In the video, she said she was being tortured by her employer and had been “lured to Saudi Arabia with the promise of a good job,” and asked for help.
Following an intervention by the Bangladesh Consulate in Jeddah, Saudi police rescued Sumi, but her employer refused to approve her “final exit” permit until he was paid back 22,000 riyals that he had paid for Sumi.
The employer finally agreed to approve Sumi’s final exit after the issue was settled in a local labour court.
WEWB Director Mohammad Jahirul Islam said the upazila nirbahi officer (UNO) and upazila parisad chairman of Boda would hand Sumi over to her parents.

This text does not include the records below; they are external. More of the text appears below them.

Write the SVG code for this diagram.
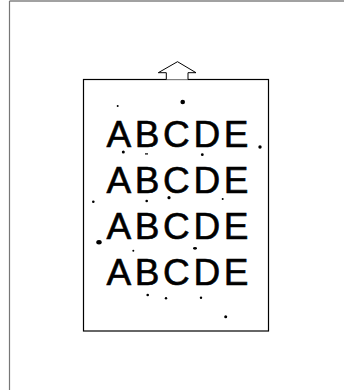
<svg xmlns="http://www.w3.org/2000/svg" width="344" height="390" viewBox="0 0 344 390">
<style>
.frame{fill:none;stroke-width:1.2}
.page{fill:#fff;stroke:#000;stroke-width:1.2}
.arrow{fill:#fff;stroke:#000;stroke-width:1}
.txt{font-family:"Liberation Sans",Arial,sans-serif;font-size:37px;letter-spacing:3.6px;fill:#000;stroke:#000;stroke-width:0.6}
.dot{fill:#000}
</style>
<rect width="344" height="390" fill="#fff"/>
<g id="frame">
<line x1="9.5" y1="1" x2="344" y2="1" stroke="#444" class="frame"/>
<line x1="9.5" y1="1" x2="9.5" y2="390" stroke="#777" class="frame"/>
</g>
<g id="page">
<rect x="83.5" y="79.5" width="185" height="251.5" class="page"/>
</g>
<g id="arrow">
<path d="M166.3 79.5 V72.7 H158.3 L177.5 61.7 L196 72.7 H188 V79.5" class="arrow"/>
</g>
<g id="text">
<text x="106.5" y="146.7" class="txt">ABCDE</text>
<text x="106.5" y="192.7" class="txt">ABCDE</text>
<text x="106.5" y="239" class="txt">ABCDE</text>
<text x="106.5" y="285" class="txt">ABCDE</text>
</g>
<g id="dots">
<circle cx="117.7" cy="106" r="1" class="dot"/>
<circle cx="182.7" cy="102" r="2.3" class="dot"/>
<circle cx="260" cy="147" r="1.7" class="dot"/>
<circle cx="123.3" cy="152" r="1.5" class="dot"/>
<rect x="145" y="153.3" width="3" height="1.2" class="dot"/>
<circle cx="202.3" cy="154.7" r="1.4" class="dot"/>
<circle cx="93.3" cy="201.7" r="1.3" class="dot"/>
<circle cx="146.7" cy="201" r="1.3" class="dot"/>
<circle cx="169" cy="197.7" r="1.6" class="dot"/>
<circle cx="222.7" cy="199" r="1" class="dot"/>
<ellipse cx="99" cy="242.3" rx="2.7" ry="2.2" class="dot"/>
<circle cx="133.3" cy="250.7" r="1" class="dot"/>
<ellipse cx="195" cy="248.3" rx="2" ry="1.4" class="dot"/>
<circle cx="147.7" cy="295" r="1.3" class="dot"/>
<circle cx="166" cy="298.3" r="1.2" class="dot"/>
<circle cx="201" cy="297.7" r="1.2" class="dot"/>
<circle cx="225.7" cy="316.7" r="1.5" class="dot"/>
</g>
</svg>
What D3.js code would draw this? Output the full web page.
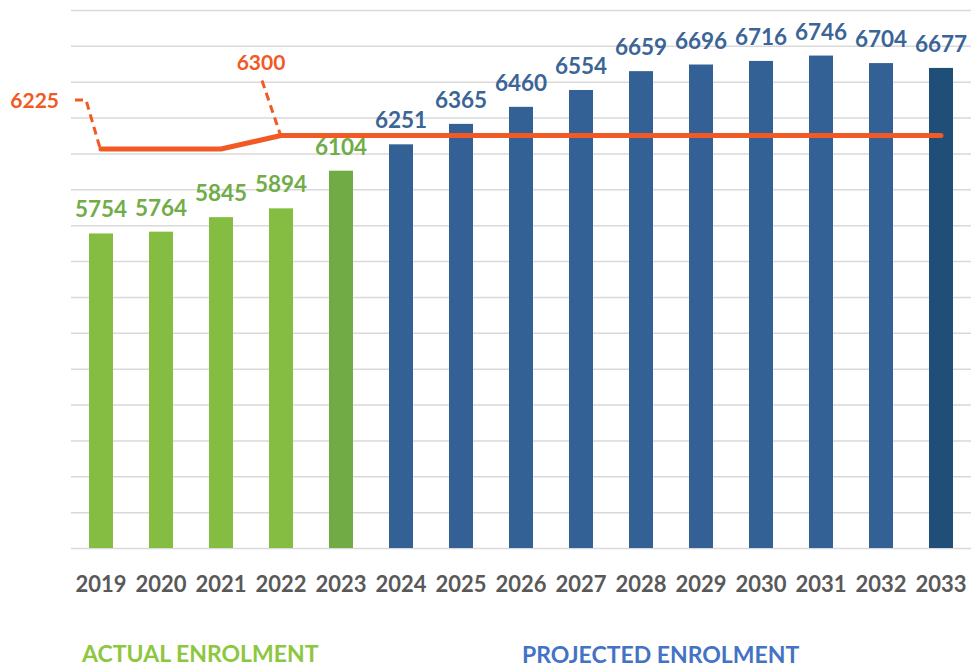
<!DOCTYPE html>
<html>
<head>
<meta charset="utf-8">
<script src="https://cdn.jsdelivr.net/npm/d3@7"></script>
<style>
  body { margin: 0; background: #fff; }
  svg { display: block; font-family: Lato, "Open Sans", sans-serif; font-weight: 700; }
</style>
</head>
<body>
<svg id="chart" width="974" height="668"></svg>
<script>
// --- Data ---
const years = ['2019', '2020', '2021', '2022', '2023', '2024', '2025', '2026',
               '2027', '2028', '2029', '2030', '2031', '2032', '2033'];
const enrolment = [5754, 5764, 5845, 5894, 6104, 6251, 6365, 6460,
                   6554, 6659, 6696, 6716, 6746, 6704, 6677];
const capacity = [6225, 6225, 6225, 6300, 6300, 6300, 6300, 6300,
                  6300, 6300, 6300, 6300, 6300, 6300, 6300];
const actualYears = ['2019', '2020', '2021', '2022', '2023'];
const yDomain = [4000, 7000];
const gridStep = 200;

// --- Styles ---
const GREEN = '#84bd41', GREEN_DARK = '#70ab46', GREEN_TEXT = '#70ad47';
const BLUE = '#336196', BLUE_DARK = '#1f4e79', BLUE_TEXT = '#3b6596';
const ORANGE = '#f15a24';

const svg = d3.select('#chart');
const PLOT = { left: 71, right: 971, top: 10, bottom: 548 };

const x = d3.scaleBand()
    .domain(years)
    .range([PLOT.left, PLOT.right])
    .paddingInner(0.6)
    .paddingOuter(0.3);

const y = d3.scaleLinear()
    .domain(yDomain)
    .range([PLOT.bottom, PLOT.top]);

const cx = d => x(d) + x.bandwidth() / 2;
const isActual = yr => actualYears.includes(yr);

// --- Gridlines ---
const grid = svg.append('g')
    .attr('transform', `translate(${PLOT.left},0)`)
    .call(d3.axisLeft(y)
        .tickValues(d3.range(yDomain[0], yDomain[1] + 1, gridStep))
        .tickSize(-(PLOT.right - PLOT.left))
        .tickFormat(''));
grid.select('.domain').remove();
grid.selectAll('line').attr('stroke', '#d9d9d9').attr('stroke-width', 1.5);

// --- Bars ---
const rows = years.map((yr, i) => ({ yr, v: enrolment[i], cap: capacity[i] }));

function barColor(d, i) {
    if (d.yr === '2023') return GREEN_DARK;
    if (i === years.length - 1) return BLUE_DARK;
    return isActual(d.yr) ? GREEN : BLUE;
}

svg.append('g').selectAll('rect')
    .data(rows)
    .join('rect')
    .attr('x', d => x(d.yr))
    .attr('width', x.bandwidth())
    .attr('y', d => y(d.v))
    .attr('height', d => y(yDomain[0]) - y(d.v))
    .attr('fill', barColor);

// --- Bar labels ---
svg.append('g').selectAll('text')
    .data(rows)
    .join('text')
    .attr('x', d => cx(d.yr))
    .attr('y', d => y(d.v) - 16)
    .attr('text-anchor', 'middle')
    .attr('font-size', 22.5)
    .attr('fill', d => isActual(d.yr) ? GREEN_TEXT : BLUE_TEXT)
    .text(d => d.v);

// --- Capacity line ---
const line = d3.line()
    .x(d => cx(d.yr))
    .y(d => y(d.cap));

svg.append('path')
    .datum(rows)
    .attr('d', line)
    .attr('fill', 'none')
    .attr('stroke', ORANGE)
    .attr('stroke-width', 5)
    .attr('stroke-linecap', 'round')
    .attr('stroke-linejoin', 'round');

// capacity callouts with dashed leaders (offsets from the point)
const callouts = [
    { i: 0, dx: -42, dy: -41, anchor: 'end', leader: [[-26, -49], [-15, -49], [-1, -1]] },
    { i: 3, dx: -20, dy: -66, anchor: 'middle', leader: [[-19, -55], [-1, -2]] }
];

callouts.forEach(c => {
    const d = rows[c.i];
    const px = cx(d.yr), py = y(d.cap);
    svg.append('path')
        .attr('d', d3.line()(c.leader.map(([ox, oy]) => [px + ox, py + oy])))
        .attr('fill', 'none')
        .attr('stroke', ORANGE)
        .attr('stroke-width', 3)
        .attr('stroke-dasharray', '8,5');
    svg.append('text')
        .attr('x', px + c.dx)
        .attr('y', py + c.dy)
        .attr('text-anchor', c.anchor)
        .attr('font-size', 21)
        .attr('fill', ORANGE)
        .text(d.cap);
});

// --- X axis labels ---
const xAxis = svg.append('g')
    .attr('transform', `translate(0,${PLOT.bottom})`)
    .call(d3.axisBottom(x).tickSize(0).tickPadding(28));
xAxis.select('.domain').remove();
xAxis.selectAll('text')
    .attr('font-family', 'Lato, "Open Sans", sans-serif')
    .attr('font-weight', 700)
    .attr('font-size', 22)
    .attr('fill', '#595959');

// --- Group captions ---
svg.append('text')
    .attr('x', 82).attr('y', 662)
    .attr('font-size', 23)
    .attr('fill', '#8dc63f')
    .text('ACTUAL ENROLMENT');

svg.append('text')
    .attr('x', 522).attr('y', 663)
    .attr('font-size', 23)
    .attr('fill', '#4472c4')
    .text('PROJECTED ENROLMENT');
</script>
</body>
</html>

Asked why the media or even her husband was not allowed to talk to her, Jahirul said Sumi was in a delicate state and felt insecure.
"Before her arrival, we received a letter that said she was feeling insecure. I do not exactly know why. When I spoke to her, she was struggling to speak and seemed very sick. So we sent her off to her parents’ house,” he added.
As the number of allegations of Bangladeshi female workers suffering physical and sexual abuse at the hands of their employers in Saudi Arabia continues to rise, several opposition lawmakers on November 12 demanded in parliament that the government stop sending the country’s women to work in the Middle Eastern country.
The Ministry of Expatriates' Welfare and Overseas Employment, earlier in September, found that 35% of the returning female workers among a group of 111, were victims of sexual and physical abuse, while 43% received wages irregularly.
The report identified 11 fundamental reasons why Bangladeshi migrant women fled their workplace, which include physical and sexual abuse, inadequate food, no leave, and irregular salaries.
Another 86 return
Other than Sumi, on a separate Saudi Airlines flight, 86 more Bangladeshis returned home from Saudi Arabia yesterday, putting the number of deportees at 1,647 in the last two weeks, UNB reports.
Liton, who went to Saudi Arabia just 45 days ago, said he had been deported despite having a valid visa. Dulal Hossain from Brahmanbaria said Saudi police picked him up when he was going to the market and deported him.
“I went there six months ago spending Tk4.5 lakh,” he added.
Some of the deportees alleged that the employers (Kofils) did not provide residence permits (Akamas) even after the workers paid the necessary amount.
When police detain a worker, the employer does not take any responsibility and instructs the police to deport them, the returnees said.